## BEGIN
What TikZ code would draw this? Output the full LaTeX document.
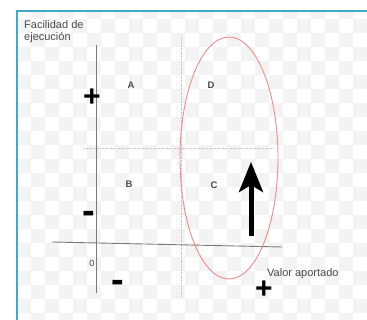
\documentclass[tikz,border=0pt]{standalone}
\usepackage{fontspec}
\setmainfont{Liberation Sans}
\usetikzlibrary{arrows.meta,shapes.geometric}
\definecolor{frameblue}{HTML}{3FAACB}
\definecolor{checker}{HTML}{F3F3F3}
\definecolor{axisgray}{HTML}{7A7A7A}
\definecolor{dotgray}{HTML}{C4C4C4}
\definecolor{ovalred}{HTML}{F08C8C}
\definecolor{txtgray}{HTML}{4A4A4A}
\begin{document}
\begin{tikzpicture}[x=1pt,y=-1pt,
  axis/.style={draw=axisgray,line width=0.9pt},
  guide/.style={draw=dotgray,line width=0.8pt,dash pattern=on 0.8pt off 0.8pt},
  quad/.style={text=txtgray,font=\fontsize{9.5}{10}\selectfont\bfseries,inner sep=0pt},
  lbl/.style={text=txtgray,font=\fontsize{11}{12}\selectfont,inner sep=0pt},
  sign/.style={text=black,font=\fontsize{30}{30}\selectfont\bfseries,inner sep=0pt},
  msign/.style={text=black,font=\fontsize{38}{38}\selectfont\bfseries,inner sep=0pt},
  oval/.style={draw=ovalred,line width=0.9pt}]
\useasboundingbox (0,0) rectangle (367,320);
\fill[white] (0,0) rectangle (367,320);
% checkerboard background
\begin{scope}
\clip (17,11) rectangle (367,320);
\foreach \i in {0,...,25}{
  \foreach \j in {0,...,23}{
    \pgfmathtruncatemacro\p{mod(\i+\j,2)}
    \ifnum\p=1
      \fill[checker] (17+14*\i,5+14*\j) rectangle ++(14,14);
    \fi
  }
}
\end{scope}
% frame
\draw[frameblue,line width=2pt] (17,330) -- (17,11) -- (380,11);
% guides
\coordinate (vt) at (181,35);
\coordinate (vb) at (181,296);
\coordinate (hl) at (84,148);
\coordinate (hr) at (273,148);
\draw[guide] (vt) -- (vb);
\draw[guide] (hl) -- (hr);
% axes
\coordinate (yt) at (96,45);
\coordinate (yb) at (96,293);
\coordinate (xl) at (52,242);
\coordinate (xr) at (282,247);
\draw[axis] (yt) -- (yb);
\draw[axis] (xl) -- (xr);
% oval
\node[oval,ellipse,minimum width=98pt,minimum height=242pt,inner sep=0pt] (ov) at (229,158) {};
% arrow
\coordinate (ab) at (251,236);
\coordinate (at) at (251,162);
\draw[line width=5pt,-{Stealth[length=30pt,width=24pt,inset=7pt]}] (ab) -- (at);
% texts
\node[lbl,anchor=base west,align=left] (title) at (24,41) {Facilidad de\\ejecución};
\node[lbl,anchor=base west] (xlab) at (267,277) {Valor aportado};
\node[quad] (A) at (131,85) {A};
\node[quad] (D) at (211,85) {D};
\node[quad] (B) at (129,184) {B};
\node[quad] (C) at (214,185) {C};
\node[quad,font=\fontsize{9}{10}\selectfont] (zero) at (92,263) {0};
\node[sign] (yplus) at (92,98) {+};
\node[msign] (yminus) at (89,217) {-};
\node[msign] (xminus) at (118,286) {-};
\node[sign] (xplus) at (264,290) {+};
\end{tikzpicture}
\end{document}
## END
Except for the pictures, reproduce every line exactly.

THE SOLUTION
What TikZ code would draw this? Output the full LaTeX document.
\documentclass[tikz,border=0pt]{standalone}
\usepackage{fontspec}
\setmainfont{Liberation Sans}
\usetikzlibrary{arrows.meta,shapes.geometric}
\definecolor{frameblue}{HTML}{3FAACB}
\definecolor{checker}{HTML}{F3F3F3}
\definecolor{axisgray}{HTML}{7A7A7A}
\definecolor{dotgray}{HTML}{C4C4C4}
\definecolor{ovalred}{HTML}{F08C8C}
\definecolor{txtgray}{HTML}{4A4A4A}
\begin{document}
\begin{tikzpicture}[x=1pt,y=-1pt,
  axis/.style={draw=axisgray,line width=0.9pt},
  guide/.style={draw=dotgray,line width=0.8pt,dash pattern=on 0.8pt off 0.8pt},
  quad/.style={text=txtgray,font=\fontsize{9.5}{10}\selectfont\bfseries,inner sep=0pt},
  lbl/.style={text=txtgray,font=\fontsize{11}{12}\selectfont,inner sep=0pt},
  sign/.style={text=black,font=\fontsize{30}{30}\selectfont\bfseries,inner sep=0pt},
  msign/.style={text=black,font=\fontsize{38}{38}\selectfont\bfseries,inner sep=0pt},
  oval/.style={draw=ovalred,line width=0.9pt}]
\useasboundingbox (0,0) rectangle (367,320);
\fill[white] (0,0) rectangle (367,320);
% checkerboard background
\begin{scope}
\clip (17,11) rectangle (367,320);
\foreach \i in {0,...,25}{
  \foreach \j in {0,...,23}{
    \pgfmathtruncatemacro\p{mod(\i+\j,2)}
    \ifnum\p=1
      \fill[checker] (17+14*\i,5+14*\j) rectangle ++(14,14);
    \fi
  }
}
\end{scope}
% frame
\draw[frameblue,line width=2pt] (17,330) -- (17,11) -- (380,11);
% guides
\coordinate (vt) at (181,35);
\coordinate (vb) at (181,296);
\coordinate (hl) at (84,148);
\coordinate (hr) at (273,148);
\draw[guide] (vt) -- (vb);
\draw[guide] (hl) -- (hr);
% axes
\coordinate (yt) at (96,45);
\coordinate (yb) at (96,293);
\coordinate (xl) at (52,242);
\coordinate (xr) at (282,247);
\draw[axis] (yt) -- (yb);
\draw[axis] (xl) -- (xr);
% oval
\node[oval,ellipse,minimum width=98pt,minimum height=242pt,inner sep=0pt] (ov) at (229,158) {};
% arrow
\coordinate (ab) at (251,236);
\coordinate (at) at (251,162);
\draw[line width=5pt,-{Stealth[length=30pt,width=24pt,inset=7pt]}] (ab) -- (at);
% texts
\node[lbl,anchor=base west,align=left] (title) at (24,41) {Facilidad de\\ejecución};
\node[lbl,anchor=base west] (xlab) at (267,277) {Valor aportado};
\node[quad] (A) at (131,85) {A};
\node[quad] (D) at (211,85) {D};
\node[quad] (B) at (129,184) {B};
\node[quad] (C) at (214,185) {C};
\node[quad,font=\fontsize{9}{10}\selectfont] (zero) at (92,263) {0};
\node[sign] (yplus) at (92,98) {+};
\node[msign] (yminus) at (89,217) {-};
\node[msign] (xminus) at (118,286) {-};
\node[sign] (xplus) at (264,290) {+};
\end{tikzpicture}
\end{document}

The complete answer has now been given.